For the one who lives for
the pleasures of this life, death means the end—the loss of everything, or every
hope or expectation.
But death for the believer
is gain because death is the doorway we pass through to be with our Savior.
He continues: “If it is to be life in the flesh, that
means fruitful labor for me. Yet which I shall choose I cannot tell. I am hard
pressed between the two. My desire is to depart and be with Christ, for that is
far better. But to remain in the flesh is more necessary on your account” (vv22-24)
Paul says that the only
reason he is content to remain in his body on earth is that that means greater
usefulness for those he served.
Paul had such a vision of
the joy of heaven and the pleasure of being with Jesus and the saints and
angels in glory that he longed to depart and be with Christ.
Some of us have had this
experience. We’ve had enough of the tribulations of earth. We long to be free.
The older I get, the more
real heaven becomes.
Imagine yourself in the Holy
City, the New Jerusalem, sitting on the green grass beside the river of the
water of life.
Imagine yourself with your
dear ones—and with the saints and angels.
Imagine the time when every
tear will be wiped away and death will be no more.
And especially, imagine
yourself finally meeting Jesus and seeing him face to face.

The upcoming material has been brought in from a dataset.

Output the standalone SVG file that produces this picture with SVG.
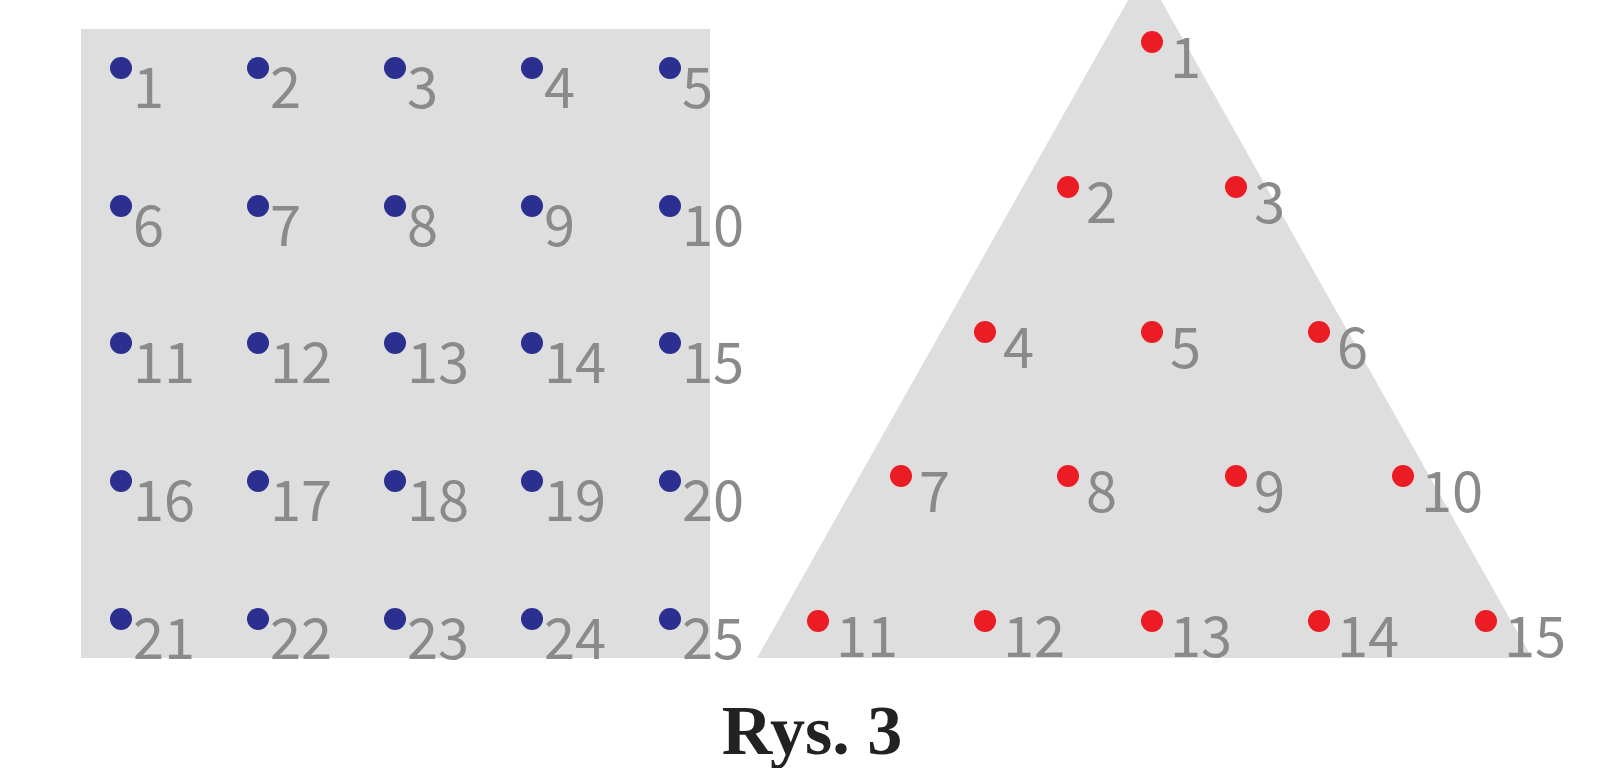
<svg xmlns="http://www.w3.org/2000/svg" width="1600" height="768" viewBox="0 0 1600 768">
<style>
.bg{fill:#dededf}
.b{fill:#2b2f8f}
.r{fill:#ec1c24}
.t{font-family:"Noto Sans CJK JP","Noto Sans","Liberation Sans",sans-serif;font-weight:400;font-size:56px;fill:#8a8a8a}
.cap{font-family:"Liberation Serif",serif;font-weight:bold;font-size:70px;fill:#222}
</style>
<rect width="1600" height="768" fill="#fff"/>
<g id="square">
<rect class="bg" x="81" y="29" width="629" height="629"/>
</g>
<g id="triangle">
<polygon class="bg" points="1144.5,-29 757,658 1532,658"/>
</g>
<g id="blue-points">
<g id="b1"><circle class="b" cx="121" cy="68" r="11"/><text class="t" x="133" y="108">1</text></g>
<g id="b2"><circle class="b" cx="258" cy="68" r="11"/><text class="t" x="270" y="108">2</text></g>
<g id="b3"><circle class="b" cx="395" cy="68" r="11"/><text class="t" x="407" y="108">3</text></g>
<g id="b4"><circle class="b" cx="532" cy="68" r="11"/><text class="t" x="544" y="108">4</text></g>
<g id="b5"><circle class="b" cx="670" cy="68" r="11"/><text class="t" x="682" y="108">5</text></g>
<g id="b6"><circle class="b" cx="121" cy="206" r="11"/><text class="t" x="133" y="246">6</text></g>
<g id="b7"><circle class="b" cx="258" cy="206" r="11"/><text class="t" x="270" y="246">7</text></g>
<g id="b8"><circle class="b" cx="395" cy="206" r="11"/><text class="t" x="407" y="246">8</text></g>
<g id="b9"><circle class="b" cx="532" cy="206" r="11"/><text class="t" x="544" y="246">9</text></g>
<g id="b10"><circle class="b" cx="670" cy="206" r="11"/><text class="t" x="682" y="246">10</text></g>
<g id="b11"><circle class="b" cx="121" cy="343" r="11"/><text class="t" x="133" y="383">11</text></g>
<g id="b12"><circle class="b" cx="258" cy="343" r="11"/><text class="t" x="270" y="383">12</text></g>
<g id="b13"><circle class="b" cx="395" cy="343" r="11"/><text class="t" x="407" y="383">13</text></g>
<g id="b14"><circle class="b" cx="532" cy="343" r="11"/><text class="t" x="544" y="383">14</text></g>
<g id="b15"><circle class="b" cx="670" cy="343" r="11"/><text class="t" x="682" y="383">15</text></g>
<g id="b16"><circle class="b" cx="121" cy="481" r="11"/><text class="t" x="133" y="521">16</text></g>
<g id="b17"><circle class="b" cx="258" cy="481" r="11"/><text class="t" x="270" y="521">17</text></g>
<g id="b18"><circle class="b" cx="395" cy="481" r="11"/><text class="t" x="407" y="521">18</text></g>
<g id="b19"><circle class="b" cx="532" cy="481" r="11"/><text class="t" x="544" y="521">19</text></g>
<g id="b20"><circle class="b" cx="670" cy="481" r="11"/><text class="t" x="682" y="521">20</text></g>
<g id="b21"><circle class="b" cx="121" cy="619" r="11"/><text class="t" x="133" y="659">21</text></g>
<g id="b22"><circle class="b" cx="258" cy="619" r="11"/><text class="t" x="270" y="659">22</text></g>
<g id="b23"><circle class="b" cx="395" cy="619" r="11"/><text class="t" x="407" y="659">23</text></g>
<g id="b24"><circle class="b" cx="532" cy="619" r="11"/><text class="t" x="544" y="659">24</text></g>
<g id="b25"><circle class="b" cx="670" cy="619" r="11"/><text class="t" x="682" y="659">25</text></g>
</g>
<g id="red-points">
<g id="r1"><circle class="r" cx="1152" cy="42" r="11"/><text class="t" x="1170" y="78">1</text></g>
<g id="r2"><circle class="r" cx="1068" cy="187" r="11"/><text class="t" x="1086" y="223">2</text></g>
<g id="r3"><circle class="r" cx="1236" cy="187" r="11"/><text class="t" x="1254" y="223">3</text></g>
<g id="r4"><circle class="r" cx="985" cy="332" r="11"/><text class="t" x="1003" y="368">4</text></g>
<g id="r5"><circle class="r" cx="1152" cy="332" r="11"/><text class="t" x="1170" y="368">5</text></g>
<g id="r6"><circle class="r" cx="1319" cy="332" r="11"/><text class="t" x="1337" y="368">6</text></g>
<g id="r7"><circle class="r" cx="901" cy="476" r="11"/><text class="t" x="919" y="512">7</text></g>
<g id="r8"><circle class="r" cx="1068" cy="476" r="11"/><text class="t" x="1086" y="512">8</text></g>
<g id="r9"><circle class="r" cx="1236" cy="476" r="11"/><text class="t" x="1254" y="512">9</text></g>
<g id="r10"><circle class="r" cx="1403" cy="476" r="11"/><text class="t" x="1421" y="512">10</text></g>
<g id="r11"><circle class="r" cx="818" cy="621" r="11"/><text class="t" x="836" y="657">11</text></g>
<g id="r12"><circle class="r" cx="985" cy="621" r="11"/><text class="t" x="1003" y="657">12</text></g>
<g id="r13"><circle class="r" cx="1152" cy="621" r="11"/><text class="t" x="1170" y="657">13</text></g>
<g id="r14"><circle class="r" cx="1319" cy="621" r="11"/><text class="t" x="1337" y="657">14</text></g>
<g id="r15"><circle class="r" cx="1486" cy="621" r="11"/><text class="t" x="1504" y="657">15</text></g>
</g>
<g id="connectors"></g>
<text class="cap" x="812" y="754" text-anchor="middle">Rys. 3</text>
</svg>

We used to have a record we
played on our Victrola when I was a child. An evangelist named Gypsy Smith sang
“The Glory Song.” It was a scratchy old record, but we played it many times. It
went like this:
When all my
labors and trials are o’er,
And I am safe
on that beautiful shore,
Just to be
near the dear Lord I adore
Will through
the ages be glory for me.
O that will be
glory for me,
Glory for me,
glory for me;
When by his
grace I shall look on his face,
That will be
glory, be glory for me.
CONCLUSION
When Paul wrote these words
he was assured that he had yet more work to do.
It appears that he did live
at least a few more years.
For us, it may be that most
of our work is over.
We can look back on lives
touched for Jesus, on others we have blessed.
Jesus promised that there
will be rewards for faithful service.
If we have been faithful in
the trust Jesus gave us, we can look forward to his words: “Well done, good and faithful servant. Enter into the joy of your
master.”
God means for us to look
forward with joy to our resurrection life with Jesus.